Given data:
=====

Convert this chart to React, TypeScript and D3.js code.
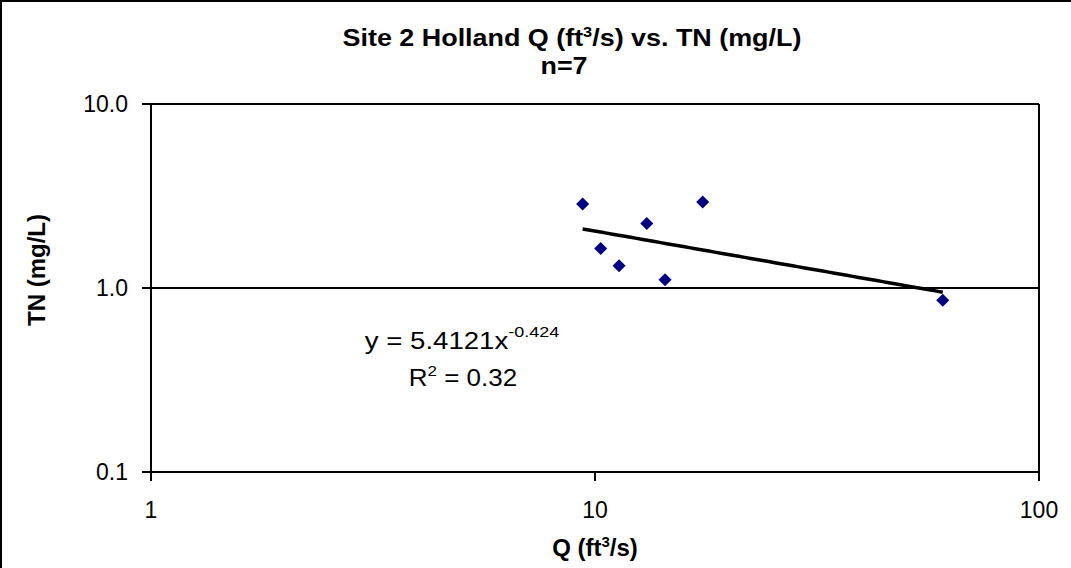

=====

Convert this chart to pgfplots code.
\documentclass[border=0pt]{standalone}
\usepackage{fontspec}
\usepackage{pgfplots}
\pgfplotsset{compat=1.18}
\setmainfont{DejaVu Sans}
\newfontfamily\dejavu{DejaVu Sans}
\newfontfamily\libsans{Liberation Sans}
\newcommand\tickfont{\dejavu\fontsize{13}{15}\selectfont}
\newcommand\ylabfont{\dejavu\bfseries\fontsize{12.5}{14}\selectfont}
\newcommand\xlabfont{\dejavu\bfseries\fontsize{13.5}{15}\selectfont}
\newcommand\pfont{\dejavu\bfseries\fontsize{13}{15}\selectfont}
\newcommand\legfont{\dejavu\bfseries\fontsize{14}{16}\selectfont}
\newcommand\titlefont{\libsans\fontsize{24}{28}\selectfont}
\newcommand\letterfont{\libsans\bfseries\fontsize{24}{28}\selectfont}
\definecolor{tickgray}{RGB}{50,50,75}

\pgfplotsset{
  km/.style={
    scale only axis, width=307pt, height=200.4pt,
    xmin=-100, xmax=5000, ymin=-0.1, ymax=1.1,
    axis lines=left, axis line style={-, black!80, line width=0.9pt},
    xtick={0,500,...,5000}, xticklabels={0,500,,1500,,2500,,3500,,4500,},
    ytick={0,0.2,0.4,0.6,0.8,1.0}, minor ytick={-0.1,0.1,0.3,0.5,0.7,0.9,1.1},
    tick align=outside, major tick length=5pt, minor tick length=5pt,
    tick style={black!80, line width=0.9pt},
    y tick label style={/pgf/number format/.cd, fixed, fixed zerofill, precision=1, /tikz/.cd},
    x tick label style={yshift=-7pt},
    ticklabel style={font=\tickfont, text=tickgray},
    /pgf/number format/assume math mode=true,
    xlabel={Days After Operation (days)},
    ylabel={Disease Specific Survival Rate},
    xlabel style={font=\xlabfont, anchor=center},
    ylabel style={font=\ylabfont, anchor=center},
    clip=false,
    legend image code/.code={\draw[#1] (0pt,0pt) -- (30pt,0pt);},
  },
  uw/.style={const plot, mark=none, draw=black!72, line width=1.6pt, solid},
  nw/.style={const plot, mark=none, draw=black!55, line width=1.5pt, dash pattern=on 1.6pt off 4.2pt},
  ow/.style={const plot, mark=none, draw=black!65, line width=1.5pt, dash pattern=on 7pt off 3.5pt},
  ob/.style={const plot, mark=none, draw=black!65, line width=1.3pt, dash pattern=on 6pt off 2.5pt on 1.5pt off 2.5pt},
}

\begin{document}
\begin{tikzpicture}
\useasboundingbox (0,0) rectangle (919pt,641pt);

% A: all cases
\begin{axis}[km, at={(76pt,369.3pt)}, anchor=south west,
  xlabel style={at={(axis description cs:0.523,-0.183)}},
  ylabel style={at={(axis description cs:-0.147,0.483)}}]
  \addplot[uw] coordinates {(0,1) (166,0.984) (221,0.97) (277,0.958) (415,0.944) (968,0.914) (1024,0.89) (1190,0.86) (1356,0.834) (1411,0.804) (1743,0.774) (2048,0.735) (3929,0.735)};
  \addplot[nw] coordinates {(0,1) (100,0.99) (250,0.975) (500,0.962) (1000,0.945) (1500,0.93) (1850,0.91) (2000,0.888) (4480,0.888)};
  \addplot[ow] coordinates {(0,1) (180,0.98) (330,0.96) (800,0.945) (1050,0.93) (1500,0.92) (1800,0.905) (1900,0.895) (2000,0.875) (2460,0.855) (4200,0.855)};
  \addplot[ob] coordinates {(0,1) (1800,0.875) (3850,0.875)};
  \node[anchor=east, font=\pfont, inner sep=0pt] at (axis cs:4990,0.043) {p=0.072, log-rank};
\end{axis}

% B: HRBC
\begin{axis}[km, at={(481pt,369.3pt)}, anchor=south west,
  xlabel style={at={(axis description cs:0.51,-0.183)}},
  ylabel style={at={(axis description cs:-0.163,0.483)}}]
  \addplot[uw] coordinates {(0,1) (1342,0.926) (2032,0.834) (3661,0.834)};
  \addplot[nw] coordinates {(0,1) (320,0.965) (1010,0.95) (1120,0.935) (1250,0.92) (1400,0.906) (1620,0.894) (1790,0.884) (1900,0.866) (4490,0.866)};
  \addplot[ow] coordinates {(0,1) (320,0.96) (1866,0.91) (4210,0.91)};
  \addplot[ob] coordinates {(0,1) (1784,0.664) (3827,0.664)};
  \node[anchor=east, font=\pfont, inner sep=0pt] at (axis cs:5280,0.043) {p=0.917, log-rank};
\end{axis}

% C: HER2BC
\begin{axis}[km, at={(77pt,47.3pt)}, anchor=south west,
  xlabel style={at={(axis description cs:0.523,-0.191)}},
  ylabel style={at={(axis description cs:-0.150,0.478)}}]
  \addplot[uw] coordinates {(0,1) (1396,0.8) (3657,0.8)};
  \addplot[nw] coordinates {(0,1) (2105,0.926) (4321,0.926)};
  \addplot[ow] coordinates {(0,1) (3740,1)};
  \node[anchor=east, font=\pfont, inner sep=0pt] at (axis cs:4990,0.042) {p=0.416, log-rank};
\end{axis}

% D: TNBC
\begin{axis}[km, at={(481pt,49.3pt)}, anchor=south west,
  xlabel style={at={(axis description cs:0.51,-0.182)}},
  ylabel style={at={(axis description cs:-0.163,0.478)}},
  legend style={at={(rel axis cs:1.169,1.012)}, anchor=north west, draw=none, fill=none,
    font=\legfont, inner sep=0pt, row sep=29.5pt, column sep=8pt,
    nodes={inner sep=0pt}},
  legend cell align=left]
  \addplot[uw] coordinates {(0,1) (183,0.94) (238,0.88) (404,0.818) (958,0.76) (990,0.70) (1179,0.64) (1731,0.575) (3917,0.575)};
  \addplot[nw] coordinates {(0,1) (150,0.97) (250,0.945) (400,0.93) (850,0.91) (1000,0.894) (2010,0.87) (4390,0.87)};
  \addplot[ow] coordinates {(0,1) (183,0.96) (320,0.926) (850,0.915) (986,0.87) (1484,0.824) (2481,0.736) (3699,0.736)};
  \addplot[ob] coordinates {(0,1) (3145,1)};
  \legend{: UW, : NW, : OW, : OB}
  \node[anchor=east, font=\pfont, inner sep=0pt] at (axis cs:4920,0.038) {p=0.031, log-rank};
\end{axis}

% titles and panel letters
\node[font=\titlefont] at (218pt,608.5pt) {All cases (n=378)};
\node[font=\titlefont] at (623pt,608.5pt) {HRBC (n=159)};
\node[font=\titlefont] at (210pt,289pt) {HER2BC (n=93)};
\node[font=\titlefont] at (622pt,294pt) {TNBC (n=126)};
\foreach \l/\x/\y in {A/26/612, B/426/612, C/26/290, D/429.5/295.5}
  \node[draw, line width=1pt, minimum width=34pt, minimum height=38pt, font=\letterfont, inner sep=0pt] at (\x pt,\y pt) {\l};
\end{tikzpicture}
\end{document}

=====

Task goal:
Copy down every line of the entries containing the word "chart".

Answer below:
Convert this chart to React, TypeScript and D3.js code.
Convert this chart to pgfplots code.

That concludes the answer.